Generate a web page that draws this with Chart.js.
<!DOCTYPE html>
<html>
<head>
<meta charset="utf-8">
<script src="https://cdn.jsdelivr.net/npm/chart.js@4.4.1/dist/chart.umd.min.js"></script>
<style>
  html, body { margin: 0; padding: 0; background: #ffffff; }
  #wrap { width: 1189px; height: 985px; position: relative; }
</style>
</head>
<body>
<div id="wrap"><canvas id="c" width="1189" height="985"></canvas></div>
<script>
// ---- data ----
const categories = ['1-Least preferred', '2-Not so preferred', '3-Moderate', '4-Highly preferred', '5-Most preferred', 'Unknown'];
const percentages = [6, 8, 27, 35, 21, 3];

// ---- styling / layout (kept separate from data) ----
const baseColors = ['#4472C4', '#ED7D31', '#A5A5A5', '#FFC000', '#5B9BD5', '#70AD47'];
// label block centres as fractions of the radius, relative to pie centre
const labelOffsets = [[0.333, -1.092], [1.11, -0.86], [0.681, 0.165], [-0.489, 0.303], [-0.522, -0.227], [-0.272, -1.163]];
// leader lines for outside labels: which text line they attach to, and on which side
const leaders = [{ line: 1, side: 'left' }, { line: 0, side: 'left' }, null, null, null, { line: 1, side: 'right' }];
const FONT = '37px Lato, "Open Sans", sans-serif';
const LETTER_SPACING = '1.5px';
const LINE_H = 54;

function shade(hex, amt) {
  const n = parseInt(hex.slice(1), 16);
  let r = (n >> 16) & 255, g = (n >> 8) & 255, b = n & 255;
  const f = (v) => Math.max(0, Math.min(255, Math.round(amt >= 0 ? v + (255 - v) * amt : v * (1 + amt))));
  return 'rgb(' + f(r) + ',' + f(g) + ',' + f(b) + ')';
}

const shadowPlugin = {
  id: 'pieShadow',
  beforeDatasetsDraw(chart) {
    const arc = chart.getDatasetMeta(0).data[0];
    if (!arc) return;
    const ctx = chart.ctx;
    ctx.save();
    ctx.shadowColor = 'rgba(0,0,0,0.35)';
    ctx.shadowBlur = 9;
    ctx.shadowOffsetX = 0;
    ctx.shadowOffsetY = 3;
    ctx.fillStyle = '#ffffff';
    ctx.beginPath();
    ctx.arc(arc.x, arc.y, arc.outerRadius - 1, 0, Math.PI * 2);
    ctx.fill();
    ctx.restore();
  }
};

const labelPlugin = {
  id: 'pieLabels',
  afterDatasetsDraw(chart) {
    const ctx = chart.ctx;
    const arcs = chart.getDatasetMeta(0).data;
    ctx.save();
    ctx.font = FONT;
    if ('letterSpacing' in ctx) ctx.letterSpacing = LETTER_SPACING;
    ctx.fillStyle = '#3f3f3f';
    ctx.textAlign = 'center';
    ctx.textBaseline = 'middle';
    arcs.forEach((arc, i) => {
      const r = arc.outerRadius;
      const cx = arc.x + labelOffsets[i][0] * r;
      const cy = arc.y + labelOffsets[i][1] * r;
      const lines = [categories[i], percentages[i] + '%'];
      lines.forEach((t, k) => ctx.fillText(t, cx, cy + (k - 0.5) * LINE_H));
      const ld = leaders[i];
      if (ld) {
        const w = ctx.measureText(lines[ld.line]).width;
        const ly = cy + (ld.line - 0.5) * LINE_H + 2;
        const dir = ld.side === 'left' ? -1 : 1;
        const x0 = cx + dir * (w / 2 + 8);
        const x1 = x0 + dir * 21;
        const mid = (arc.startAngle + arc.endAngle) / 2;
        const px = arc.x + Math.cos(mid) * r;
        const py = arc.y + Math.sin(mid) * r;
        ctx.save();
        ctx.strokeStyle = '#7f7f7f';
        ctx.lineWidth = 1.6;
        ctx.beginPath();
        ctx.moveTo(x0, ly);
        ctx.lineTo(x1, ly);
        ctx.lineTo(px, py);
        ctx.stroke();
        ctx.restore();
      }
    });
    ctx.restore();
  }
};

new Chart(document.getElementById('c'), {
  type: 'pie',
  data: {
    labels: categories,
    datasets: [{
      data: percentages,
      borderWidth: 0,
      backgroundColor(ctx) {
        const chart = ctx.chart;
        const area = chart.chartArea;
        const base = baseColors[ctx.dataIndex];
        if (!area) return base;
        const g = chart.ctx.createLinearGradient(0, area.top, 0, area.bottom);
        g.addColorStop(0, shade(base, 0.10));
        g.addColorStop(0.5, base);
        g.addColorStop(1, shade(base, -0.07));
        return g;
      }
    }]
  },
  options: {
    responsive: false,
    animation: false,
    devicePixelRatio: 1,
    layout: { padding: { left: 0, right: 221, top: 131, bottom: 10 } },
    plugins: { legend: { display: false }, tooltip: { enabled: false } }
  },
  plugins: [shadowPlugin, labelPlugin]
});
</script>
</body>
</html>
********************
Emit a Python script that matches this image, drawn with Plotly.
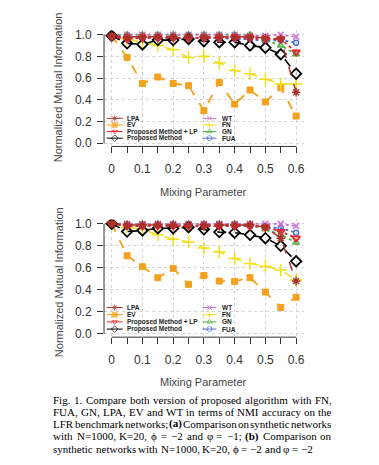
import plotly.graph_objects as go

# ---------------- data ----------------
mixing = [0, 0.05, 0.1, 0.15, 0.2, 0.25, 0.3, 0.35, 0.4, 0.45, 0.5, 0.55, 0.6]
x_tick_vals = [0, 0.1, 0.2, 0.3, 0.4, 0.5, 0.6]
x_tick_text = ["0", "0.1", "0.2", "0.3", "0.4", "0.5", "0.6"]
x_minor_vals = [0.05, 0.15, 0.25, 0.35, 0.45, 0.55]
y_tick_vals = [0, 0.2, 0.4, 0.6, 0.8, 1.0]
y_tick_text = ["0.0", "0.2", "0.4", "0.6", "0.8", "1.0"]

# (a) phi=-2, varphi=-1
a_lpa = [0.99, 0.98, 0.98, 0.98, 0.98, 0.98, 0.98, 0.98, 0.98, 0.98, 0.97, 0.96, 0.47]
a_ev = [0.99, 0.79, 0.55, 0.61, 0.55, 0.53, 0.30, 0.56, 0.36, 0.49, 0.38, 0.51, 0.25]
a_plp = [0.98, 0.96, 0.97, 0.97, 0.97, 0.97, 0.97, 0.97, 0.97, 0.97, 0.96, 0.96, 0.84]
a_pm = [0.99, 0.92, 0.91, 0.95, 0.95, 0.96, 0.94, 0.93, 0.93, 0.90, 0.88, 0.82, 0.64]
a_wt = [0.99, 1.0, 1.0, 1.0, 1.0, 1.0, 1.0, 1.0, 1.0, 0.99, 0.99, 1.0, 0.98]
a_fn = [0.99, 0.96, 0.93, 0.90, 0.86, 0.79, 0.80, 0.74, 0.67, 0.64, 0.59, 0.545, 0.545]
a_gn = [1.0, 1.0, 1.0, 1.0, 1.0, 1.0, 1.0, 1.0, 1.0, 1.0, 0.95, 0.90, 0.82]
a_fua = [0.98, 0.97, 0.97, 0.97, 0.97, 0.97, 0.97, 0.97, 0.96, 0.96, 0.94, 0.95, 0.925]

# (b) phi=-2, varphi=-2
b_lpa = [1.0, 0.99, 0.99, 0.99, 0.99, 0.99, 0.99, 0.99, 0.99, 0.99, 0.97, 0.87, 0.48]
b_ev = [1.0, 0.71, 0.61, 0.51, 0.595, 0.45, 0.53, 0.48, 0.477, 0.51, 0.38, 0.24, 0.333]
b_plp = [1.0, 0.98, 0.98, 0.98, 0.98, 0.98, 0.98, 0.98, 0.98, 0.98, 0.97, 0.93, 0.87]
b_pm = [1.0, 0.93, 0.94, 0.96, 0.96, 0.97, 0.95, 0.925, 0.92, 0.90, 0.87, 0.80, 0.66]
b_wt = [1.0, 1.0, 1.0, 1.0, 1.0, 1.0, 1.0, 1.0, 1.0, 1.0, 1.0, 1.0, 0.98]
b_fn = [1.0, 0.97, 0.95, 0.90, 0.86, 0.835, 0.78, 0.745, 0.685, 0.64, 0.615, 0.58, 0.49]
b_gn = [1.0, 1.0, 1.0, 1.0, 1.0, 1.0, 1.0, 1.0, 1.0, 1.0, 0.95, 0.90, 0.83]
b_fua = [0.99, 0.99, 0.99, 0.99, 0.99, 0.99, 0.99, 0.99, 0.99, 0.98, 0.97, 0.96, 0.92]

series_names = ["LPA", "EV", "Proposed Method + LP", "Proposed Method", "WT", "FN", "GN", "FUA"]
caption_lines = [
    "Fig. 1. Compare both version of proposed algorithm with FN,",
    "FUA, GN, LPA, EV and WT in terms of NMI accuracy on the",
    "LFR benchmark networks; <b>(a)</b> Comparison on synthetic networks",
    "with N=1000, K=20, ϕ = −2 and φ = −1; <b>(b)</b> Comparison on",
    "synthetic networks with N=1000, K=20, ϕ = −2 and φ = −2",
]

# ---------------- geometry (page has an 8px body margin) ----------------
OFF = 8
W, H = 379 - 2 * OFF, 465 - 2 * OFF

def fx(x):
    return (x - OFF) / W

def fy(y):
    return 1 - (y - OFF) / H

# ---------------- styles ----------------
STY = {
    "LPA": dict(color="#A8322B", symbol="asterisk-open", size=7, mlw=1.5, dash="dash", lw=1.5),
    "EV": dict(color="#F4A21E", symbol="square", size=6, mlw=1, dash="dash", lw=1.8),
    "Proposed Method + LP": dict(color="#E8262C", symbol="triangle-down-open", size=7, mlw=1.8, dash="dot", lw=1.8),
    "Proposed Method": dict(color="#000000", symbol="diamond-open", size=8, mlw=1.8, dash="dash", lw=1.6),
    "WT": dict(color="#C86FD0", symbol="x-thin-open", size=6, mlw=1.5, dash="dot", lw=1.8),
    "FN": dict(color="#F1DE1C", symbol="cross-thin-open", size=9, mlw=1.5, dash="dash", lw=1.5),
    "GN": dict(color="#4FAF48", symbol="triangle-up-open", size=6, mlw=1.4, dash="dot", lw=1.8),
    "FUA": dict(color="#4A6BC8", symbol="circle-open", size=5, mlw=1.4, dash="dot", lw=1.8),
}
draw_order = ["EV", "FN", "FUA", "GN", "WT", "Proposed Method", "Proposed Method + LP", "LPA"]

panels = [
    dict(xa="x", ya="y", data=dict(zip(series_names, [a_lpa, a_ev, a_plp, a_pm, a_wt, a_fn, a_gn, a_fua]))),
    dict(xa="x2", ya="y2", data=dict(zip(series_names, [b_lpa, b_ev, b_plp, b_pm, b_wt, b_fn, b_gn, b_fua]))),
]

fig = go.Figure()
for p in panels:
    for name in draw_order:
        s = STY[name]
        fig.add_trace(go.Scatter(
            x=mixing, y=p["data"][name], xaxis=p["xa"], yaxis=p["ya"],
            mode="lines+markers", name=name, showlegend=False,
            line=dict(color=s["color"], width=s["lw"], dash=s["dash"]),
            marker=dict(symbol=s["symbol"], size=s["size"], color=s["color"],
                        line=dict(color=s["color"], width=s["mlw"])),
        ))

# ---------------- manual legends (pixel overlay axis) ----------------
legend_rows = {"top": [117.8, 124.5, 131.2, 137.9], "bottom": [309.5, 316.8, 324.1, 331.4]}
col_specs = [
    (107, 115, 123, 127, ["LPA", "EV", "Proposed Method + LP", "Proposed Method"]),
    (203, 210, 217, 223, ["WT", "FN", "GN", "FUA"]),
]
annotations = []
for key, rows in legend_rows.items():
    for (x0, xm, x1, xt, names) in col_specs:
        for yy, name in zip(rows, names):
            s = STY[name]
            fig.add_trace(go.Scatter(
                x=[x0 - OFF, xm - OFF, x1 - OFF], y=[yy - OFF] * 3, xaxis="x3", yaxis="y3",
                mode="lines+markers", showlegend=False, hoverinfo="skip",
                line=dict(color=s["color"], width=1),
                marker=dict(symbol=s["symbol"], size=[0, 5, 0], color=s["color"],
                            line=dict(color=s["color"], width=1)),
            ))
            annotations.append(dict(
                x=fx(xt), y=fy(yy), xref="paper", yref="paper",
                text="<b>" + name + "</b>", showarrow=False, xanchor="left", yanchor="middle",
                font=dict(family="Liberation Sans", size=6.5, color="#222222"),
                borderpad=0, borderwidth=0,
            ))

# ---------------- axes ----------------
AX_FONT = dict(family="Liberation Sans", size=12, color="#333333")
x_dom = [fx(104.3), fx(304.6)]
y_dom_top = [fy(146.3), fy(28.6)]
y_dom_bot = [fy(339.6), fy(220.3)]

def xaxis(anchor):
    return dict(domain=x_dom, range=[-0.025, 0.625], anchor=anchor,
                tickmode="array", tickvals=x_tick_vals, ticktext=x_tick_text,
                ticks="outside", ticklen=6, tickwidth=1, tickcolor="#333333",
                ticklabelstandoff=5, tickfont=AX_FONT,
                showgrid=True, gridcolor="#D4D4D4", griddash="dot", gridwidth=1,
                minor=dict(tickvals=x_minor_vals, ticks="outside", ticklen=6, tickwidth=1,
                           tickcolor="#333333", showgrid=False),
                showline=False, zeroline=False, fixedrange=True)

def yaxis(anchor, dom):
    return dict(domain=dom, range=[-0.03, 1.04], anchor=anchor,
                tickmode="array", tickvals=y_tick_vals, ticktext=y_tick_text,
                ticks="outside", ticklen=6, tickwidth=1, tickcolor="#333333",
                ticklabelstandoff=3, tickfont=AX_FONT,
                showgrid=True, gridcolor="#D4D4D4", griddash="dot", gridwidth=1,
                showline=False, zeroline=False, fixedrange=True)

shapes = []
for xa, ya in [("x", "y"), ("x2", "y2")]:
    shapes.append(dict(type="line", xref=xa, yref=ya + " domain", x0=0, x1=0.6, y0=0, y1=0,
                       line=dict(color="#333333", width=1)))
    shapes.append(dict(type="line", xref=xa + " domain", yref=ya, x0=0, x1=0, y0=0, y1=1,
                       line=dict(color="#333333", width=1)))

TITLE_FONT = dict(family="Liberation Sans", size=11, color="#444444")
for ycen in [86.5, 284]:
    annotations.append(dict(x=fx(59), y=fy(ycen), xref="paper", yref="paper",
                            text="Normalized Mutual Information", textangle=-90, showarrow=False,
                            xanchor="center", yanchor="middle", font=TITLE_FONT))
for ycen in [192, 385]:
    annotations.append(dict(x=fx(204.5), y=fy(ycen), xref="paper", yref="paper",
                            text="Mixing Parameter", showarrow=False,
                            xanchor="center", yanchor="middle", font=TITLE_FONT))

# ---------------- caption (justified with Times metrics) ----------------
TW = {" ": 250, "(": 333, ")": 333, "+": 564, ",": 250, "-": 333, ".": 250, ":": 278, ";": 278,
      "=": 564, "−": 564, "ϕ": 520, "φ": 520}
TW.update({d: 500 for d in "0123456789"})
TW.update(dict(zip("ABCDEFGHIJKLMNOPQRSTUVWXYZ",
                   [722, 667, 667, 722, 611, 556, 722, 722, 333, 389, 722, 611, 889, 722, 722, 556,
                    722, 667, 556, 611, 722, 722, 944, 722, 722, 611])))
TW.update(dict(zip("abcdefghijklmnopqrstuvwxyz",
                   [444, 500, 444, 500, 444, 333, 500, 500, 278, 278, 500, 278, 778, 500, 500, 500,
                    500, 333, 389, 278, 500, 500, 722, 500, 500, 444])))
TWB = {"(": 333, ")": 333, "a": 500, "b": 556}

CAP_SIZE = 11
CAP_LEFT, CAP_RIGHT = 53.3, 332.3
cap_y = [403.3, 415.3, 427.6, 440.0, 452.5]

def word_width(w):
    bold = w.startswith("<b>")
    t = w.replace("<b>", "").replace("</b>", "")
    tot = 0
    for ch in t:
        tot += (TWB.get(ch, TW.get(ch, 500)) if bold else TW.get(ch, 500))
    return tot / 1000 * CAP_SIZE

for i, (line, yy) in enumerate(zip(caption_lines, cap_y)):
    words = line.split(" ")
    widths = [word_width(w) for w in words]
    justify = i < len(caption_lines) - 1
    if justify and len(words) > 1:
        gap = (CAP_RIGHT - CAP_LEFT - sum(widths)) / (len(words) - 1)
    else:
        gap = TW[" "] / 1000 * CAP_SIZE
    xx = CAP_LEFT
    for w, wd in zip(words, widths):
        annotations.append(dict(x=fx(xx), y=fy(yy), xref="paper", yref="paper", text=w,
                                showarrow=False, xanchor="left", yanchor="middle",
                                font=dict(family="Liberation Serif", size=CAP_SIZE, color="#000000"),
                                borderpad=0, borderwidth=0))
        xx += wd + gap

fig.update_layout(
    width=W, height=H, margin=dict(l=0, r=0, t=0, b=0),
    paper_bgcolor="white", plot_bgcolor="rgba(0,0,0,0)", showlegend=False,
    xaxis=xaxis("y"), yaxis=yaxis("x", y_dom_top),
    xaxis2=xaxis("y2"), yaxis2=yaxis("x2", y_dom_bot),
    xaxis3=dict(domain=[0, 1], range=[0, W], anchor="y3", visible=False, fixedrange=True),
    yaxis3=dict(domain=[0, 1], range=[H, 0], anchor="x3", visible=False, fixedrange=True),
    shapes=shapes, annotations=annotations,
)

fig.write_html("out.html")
********************
● **Requirements**
Using the entries above, transcribe every line from the line containing "Emit a Python" through the line containing "import plotly.graph_objects as go". Do not copy pictures.

● **Answer to this task**
Emit a Python script that matches this image, drawn with Plotly.
import plotly.graph_objects as go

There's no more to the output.